* Dataset extract
# # #

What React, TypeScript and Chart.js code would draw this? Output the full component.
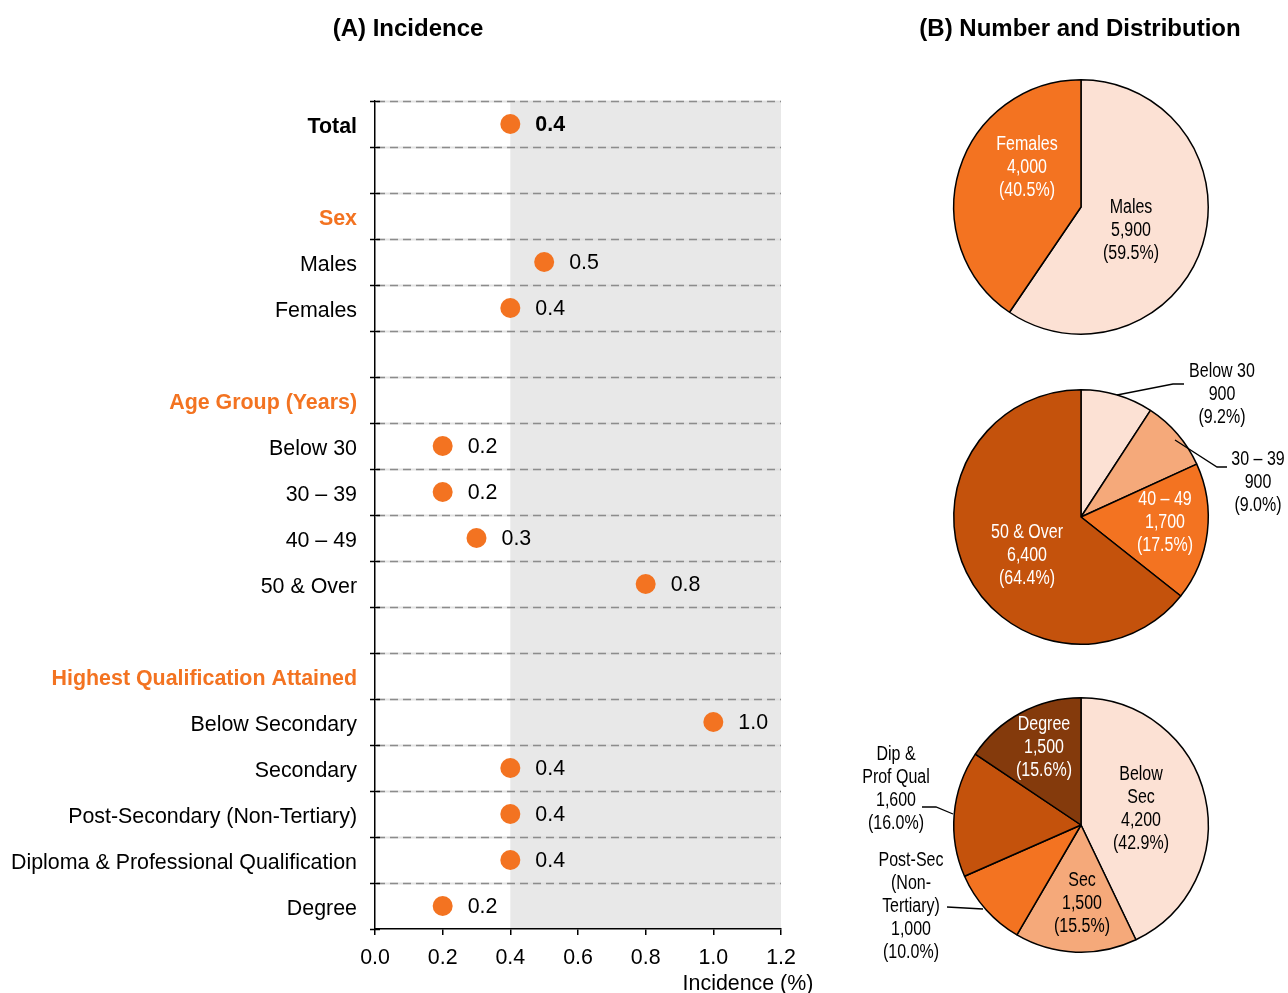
import React, { useEffect, useRef } from 'react';
import { Chart, registerables } from 'chart.js';

Chart.register(...registerables);

// ---------- Panel A data ----------
const rowLabels = [
  'Total', '', 'Sex', 'Males', 'Females', '',
  'Age Group (Years)', 'Below 30', '30 – 39', '40 – 49', '50 & Over', '',
  'Highest Qualification Attained', 'Below Secondary', 'Secondary',
  'Post-Secondary (Non-Tertiary)', 'Diploma & Professional Qualification', 'Degree',
];
const rowKinds = [
  'total', 'blank', 'header', 'item', 'item', 'blank',
  'header', 'item', 'item', 'item', 'item', 'blank',
  'header', 'item', 'item', 'item', 'item', 'item',
];
const incidence: (number | null)[] = [
  0.4, null, null, 0.5, 0.4, null,
  null, 0.2, 0.2, 0.3, 0.8, null,
  null, 1.0, 0.4, 0.4, 0.4, 0.2,
];
const xTickValues = [0, 0.2, 0.4, 0.6, 0.8, 1.0, 1.2];
const shadeFrom = 0.4;

// ---------- Panel B data ----------
const sexLabels = [['Males'], ['Females']];
const sexCounts = [5900, 4000];
const sexShares = [59.5, 40.5];

const ageLabels = [['Below 30'], ['30 – 39'], ['40 – 49'], ['50 & Over']];
const ageCounts = [900, 900, 1700, 6400];
const ageShares = [9.2, 9.0, 17.5, 64.4];

const qualLabels = [['Below', 'Sec'], ['Sec'], ['Post-Sec', '(Non-', 'Tertiary)'], ['Dip &', 'Prof Qual'], ['Degree']];
const qualCounts = [4200, 1500, 1000, 1600, 1500];
const qualShares = [42.9, 15.5, 10.0, 16.0, 15.6];

// ---------- styles ----------
const ORANGE = '#F37321';
const C_LIGHTEST = '#FCE1D4';
const C_LIGHT = '#F5A97A';
const C_MID = ORANGE;
const C_DARK = '#C4520C';
const C_DARKEST = '#843A0C';
const FONT = "'Liberation Sans', Arial, sans-serif";
const LABEL_SIZE = 21.4;

const W = 1288;
const H = 993;
const PLOT_LEFT = 375;
const PLOT_RIGHT = 781;
const PLOT_TOP = 101;
const PLOT_BOTTOM = 929;

type PieSpec = {
  labels: string[][];
  counts: number[];
  shares: number[];
  colors: string[];
  textColors: string[];
  offsets: number[][];
  leaders: (number[][] | null)[];
  top: number;
  centerY: number;
};

const pies: PieSpec[] = [
  {
    labels: sexLabels, counts: sexCounts, shares: sexShares,
    colors: [C_LIGHTEST, C_MID], textColors: ['#000', '#fff'],
    offsets: [[50, 24], [-54, -39]],
    leaders: [null, null],
    top: 50, centerY: 207,
  },
  {
    labels: ageLabels, counts: ageCounts, shares: ageShares,
    colors: [C_LIGHTEST, C_LIGHT, C_MID, C_DARK], textColors: ['#000', '#000', '#fff', '#fff'],
    offsets: [[141, -122], [177, -34], [84, 6], [-54, 39]],
    leaders: [
      [[36, -122], [92, -133], [103, -133]],
      [[94, -77], [136, -50], [146, -50]],
      null, null,
    ],
    top: 360, centerY: 517,
  },
  {
    labels: qualLabels, counts: qualCounts, shares: qualShares,
    colors: [C_LIGHTEST, C_LIGHT, C_MID, C_DARK, C_DARKEST],
    textColors: ['#000', '#000', '#000', '#000', '#fff'],
    offsets: [[60, -15.5], [1, 79], [-170, 82], [-185, -35.5], [-37, -77]],
    leaders: [
      null, null,
      [[-134, 82], [-98, 84]],
      [[-159, -18], [-145, -18], [-128, -11]],
      null,
    ],
    top: 670, centerY: 825,
  },
];

const PIE_LEFT = 840;
const PIE_W = 448;
const PIE_H = 310;
const PIE_CX = 1081;
const PIE_SIDE = 256;
const NARROW_SCALE = 0.82;

function IncidenceChart() {
  const ref = useRef<HTMLCanvasElement>(null);
  useEffect(() => {
    const canvas = ref.current!;
    const points = incidence
      .map((v, i) => (v === null ? null : { x: v, y: i + 0.5 }))
      .filter((p) => p !== null) as { x: number; y: number }[];

    const deco = {
      id: 'deco',
      beforeDraw(chart: any) {
        const { ctx, chartArea } = chart;
        const xs = chart.scales.x;
        ctx.save();
        ctx.fillStyle = '#E8E8E8';
        const x0 = xs.getPixelForValue(shadeFrom);
        ctx.fillRect(x0, chartArea.top, chartArea.right - x0, chartArea.bottom - chartArea.top);
        ctx.restore();
      },
      beforeDatasetsDraw(chart: any) {
        const { ctx, chartArea } = chart;
        const ys = chart.scales.y;
        ctx.save();
        for (let k = 0; k < rowLabels.length; k++) {
          const y = Math.round(ys.getPixelForValue(k)) + 0.5;
          ctx.setLineDash([]);
          ctx.strokeStyle = 'rgba(220,220,220,0.8)';
          ctx.lineWidth = 2;
          ctx.beginPath();
          ctx.moveTo(chartArea.left, y);
          ctx.lineTo(chartArea.right, y);
          ctx.stroke();
          ctx.setLineDash([8, 5]);
          ctx.strokeStyle = '#8C8C8C';
          ctx.lineWidth = 1.6;
          ctx.beginPath();
          ctx.moveTo(chartArea.left + 2, y);
          ctx.lineTo(chartArea.right, y);
          ctx.stroke();
        }
        ctx.setLineDash([]);
        ctx.strokeStyle = '#000';
        ctx.lineWidth = 1.5;
        for (let k = 0; k <= rowLabels.length; k++) {
          const y = Math.round(ys.getPixelForValue(k)) + 0.5;
          ctx.beginPath();
          ctx.moveTo(chartArea.left - 5, y);
          ctx.lineTo(chartArea.left + 5, y);
          ctx.stroke();
        }
        ctx.restore();
      },
      afterDatasetsDraw(chart: any) {
        const { ctx } = chart;
        const xs = chart.scales.x;
        const ys = chart.scales.y;
        ctx.save();
        ctx.textBaseline = 'middle';
        ctx.textAlign = 'left';
        ctx.fillStyle = '#000';
        incidence.forEach((v, i) => {
          if (v === null) return;
          const bold = rowKinds[i] === 'total';
          ctx.font = `${bold ? 'bold ' : ''}${LABEL_SIZE}px ${FONT}`;
          ctx.fillText(v.toFixed(1), xs.getPixelForValue(v) + 25, ys.getPixelForValue(i + 0.5) + 1.5);
        });
        ctx.font = `${LABEL_SIZE}px ${FONT}`;
        ctx.textAlign = 'center';
        ctx.fillText('Incidence (%)', 748, 984);
        ctx.font = `bold 24px ${FONT}`;
        ctx.fillText('(A) Incidence', 408, 29);
        ctx.fillText('(B) Number and Distribution', 1080, 29);
        ctx.restore();
      },
    };

    const chart = new Chart(canvas, {
      type: 'scatter',
      data: {
        datasets: [
          {
            data: points,
            pointRadius: 10,
            pointHoverRadius: 10,
            pointBackgroundColor: ORANGE,
            pointBorderWidth: 0,
            pointBorderColor: ORANGE,
          },
        ],
      },
      options: {
        animation: false,
        responsive: false,
        events: [],
        layout: { padding: { top: PLOT_TOP, right: W - PLOT_RIGHT, left: 0, bottom: 0 } },
        plugins: { legend: { display: false }, tooltip: { enabled: false } },
        scales: {
          x: {
            type: 'linear',
            min: 0,
            max: 1.2,
            afterBuildTicks: (s: any) => {
              s.ticks = xTickValues.map((v) => ({ value: v }));
            },
            afterFit: (s: any) => {
              s.height = H - PLOT_BOTTOM;
            },
            ticks: {
              callback: (v: any) => Number(v).toFixed(1),
              font: { size: LABEL_SIZE, family: FONT },
              color: '#000',
              padding: 10,
              maxRotation: 0,
              autoSkip: false,
            },
            grid: { drawOnChartArea: false, drawTicks: true, tickLength: 6, color: '#000', lineWidth: 1.5 },
            border: { color: '#000', width: 1.5 },
          },
          y: {
            type: 'linear',
            min: 0,
            max: rowLabels.length,
            reverse: true,
            afterBuildTicks: (s: any) => {
              s.ticks = rowLabels.map((_, i) => ({ value: i + 0.5 }));
            },
            afterFit: (s: any) => {
              s.width = PLOT_LEFT;
            },
            ticks: {
              autoSkip: false,
              labelOffset: 3,
              callback: (_v: any, i: number) => rowLabels[i],
              font: (c: any) => ({
                size: LABEL_SIZE,
                family: FONT,
                weight: rowKinds[c.index] === 'item' ? 'normal' : 'bold',
              }),
              color: (c: any) => (rowKinds[c.index] === 'header' ? ORANGE : '#000'),
              padding: 18,
            },
            grid: { display: false, drawTicks: false },
            border: { color: '#000', width: 1.5 },
          },
        },
      } as any,
      plugins: [deco],
    });
    return () => chart.destroy();
  }, []);
  return (
    <canvas
      ref={ref}
      width={W}
      height={H}
      style={{ position: 'absolute', left: 0, top: 0, width: W, height: H, display: 'block' }}
    />
  );
}

function PieChart({ spec }: { spec: PieSpec }) {
  const ref = useRef<HTMLCanvasElement>(null);
  useEffect(() => {
    const canvas = ref.current!;
    const cyLocal = spec.centerY - spec.top;
    const cxLocal = PIE_CX - PIE_LEFT;
    const labelPlugin = {
      id: 'pieLabels',
      afterDatasetsDraw(chart: any) {
        const { ctx } = chart;
        const arc = chart.getDatasetMeta(0).data[0];
        const cx = arc.x;
        const cy = arc.y;
        ctx.save();
        ctx.font = `19.5px ${FONT}`;
        ctx.textAlign = 'center';
        ctx.textBaseline = 'middle';
        spec.labels.forEach((nameLines, i) => {
          const lines = [
            ...nameLines,
            spec.counts[i].toLocaleString('en-US'),
            `(${spec.shares[i].toFixed(1)}%)`,
          ];
          const [dx, dy] = spec.offsets[i];
          ctx.fillStyle = spec.textColors[i];
          lines.forEach((t, k) => {
            const tx = cx + dx;
            const ty = cy + dy + (k - (lines.length - 1) / 2) * 23;
            ctx.save();
            ctx.translate(tx, ty);
            ctx.scale(NARROW_SCALE, 1);
            ctx.fillText(t, 0, 0);
            ctx.restore();
          });
          const leader = spec.leaders[i];
          if (leader) {
            ctx.strokeStyle = '#000';
            ctx.lineWidth = 1.3;
            ctx.beginPath();
            leader.forEach(([lx, ly], k) => {
              if (k === 0) ctx.moveTo(cx + lx, cy + ly);
              else ctx.lineTo(cx + lx, cy + ly);
            });
            ctx.stroke();
          }
        });
        ctx.restore();
      },
    };
    const chart = new Chart(canvas, {
      type: 'pie',
      data: {
        labels: spec.labels.map((l) => l.join(' ')),
        datasets: [
          {
            data: spec.shares,
            backgroundColor: spec.colors,
            borderColor: '#000',
            borderWidth: 1.5,
            hoverOffset: 0,
          },
        ],
      },
      options: {
        animation: false,
        responsive: false,
        events: [],
        layout: {
          padding: {
            left: cxLocal - PIE_SIDE / 2,
            right: PIE_W - cxLocal - PIE_SIDE / 2,
            top: cyLocal - PIE_SIDE / 2,
            bottom: PIE_H - cyLocal - PIE_SIDE / 2,
          },
        },
        plugins: { legend: { display: false }, tooltip: { enabled: false } },
      } as any,
      plugins: [labelPlugin],
    });
    return () => chart.destroy();
  }, [spec]);
  return (
    <canvas
      ref={ref}
      width={PIE_W}
      height={PIE_H}
      style={{ position: 'absolute', left: PIE_LEFT, top: spec.top, width: PIE_W, height: PIE_H, display: 'block' }}
    />
  );
}

export default function App() {
  return (
    <div
      style={{
        position: 'absolute',
        left: 0,
        top: 0,
        width: W,
        height: H,
        overflow: 'hidden',
        background: '#fff',
      }}
    >
      <IncidenceChart />
      {pies.map((p, i) => (
        <PieChart key={i} spec={p} />
      ))}
    </div>
  );
}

# # #

* Exercise directions
Leave out the pictures. Transcribe only the lines above, from the first through the one that contains "Chart.register(...registerables);".

* Reply to the task
What React, TypeScript and Chart.js code would draw this? Output the full component.
import React, { useEffect, useRef } from 'react';
import { Chart, registerables } from 'chart.js';

Chart.register(...registerables);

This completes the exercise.